Down Payment Strategy

 

  1. Can you show payment differences at 20, 30, and 40 percent down?
  2. How much cash should I realistically keep after closing?
  3. If family is gifting money, what paperwork is required?

 

RRSP and HBP

 

  1. Can I use my group RRSP for the Home Buyers’ Plan?
  2. What does repayment look like if I use the maximum amount?
  3. Is there a tax advantage to using RRSP money versus TFSA or gift funds?

 

Flexibility

 

  1. What prepayment options do I have?
  2. What happens if I need to sell before the term ends?
  3. What are the penalties for breaking the mortgage early?

 

Fixed vs Variable

 

  1. Given today’s rates, what typically suits someone in my position?
  2. What is the worst-case scenario if rates rise?

 

Reality Check

 

  1. If you were buying your first home today, what would you do differently?

 

What the Meeting Is Actually About

 

You will leave knowing:

 

  • What you qualify for
  • What monthly payments look like at different price points
  • How much flexibility your finances allow
  • What constraints matter most

 

You will not:

 

  • Choose a property
  • Commit to a down payment
  • Sign binding documents
  • Make final decisions

 

If anything feels rushed or unclear, it is completely reasonable to say, “I need some time to think about this.”

 

That is not indecision.
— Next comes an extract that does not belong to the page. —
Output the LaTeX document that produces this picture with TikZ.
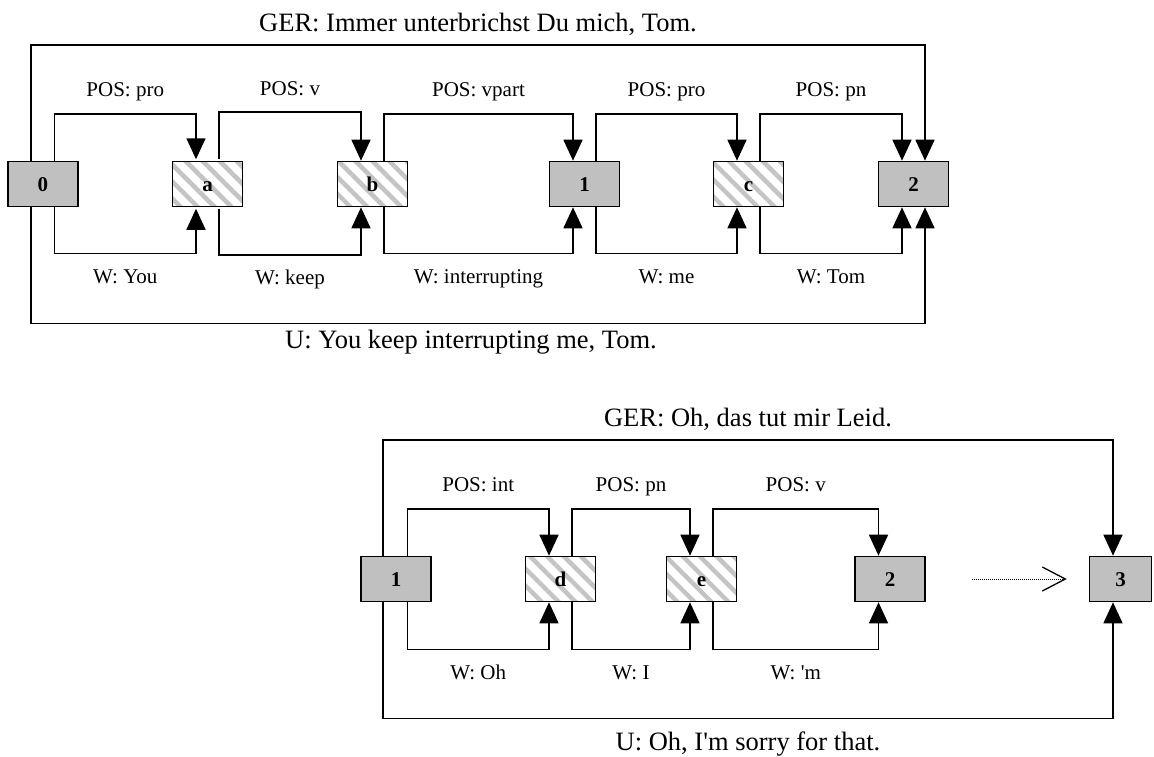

It is good judgment.

 

After the Meeting

Take note of:

 

  • The price range that felt realistic
  • The monthly payment that felt comfortable
  • How much cash you would have left
  • Anything that felt confusing or uncomfortable

 

Give yourself a day or two. Talk it through. Re-run the numbers.

 

Then make decisions based on what supports your life, not what maximizes your borrowing power.

 

Final Thought

 

Buying your first home is not about getting the biggest mortgage or finding a perfect deal.

 

It is about choosing something that fits your life without straining it.

 

The meeting is just the first step. Asking good questions is how you start well.

 

Go in prepared. Leave with clarity. Make choices that let you sleep at night.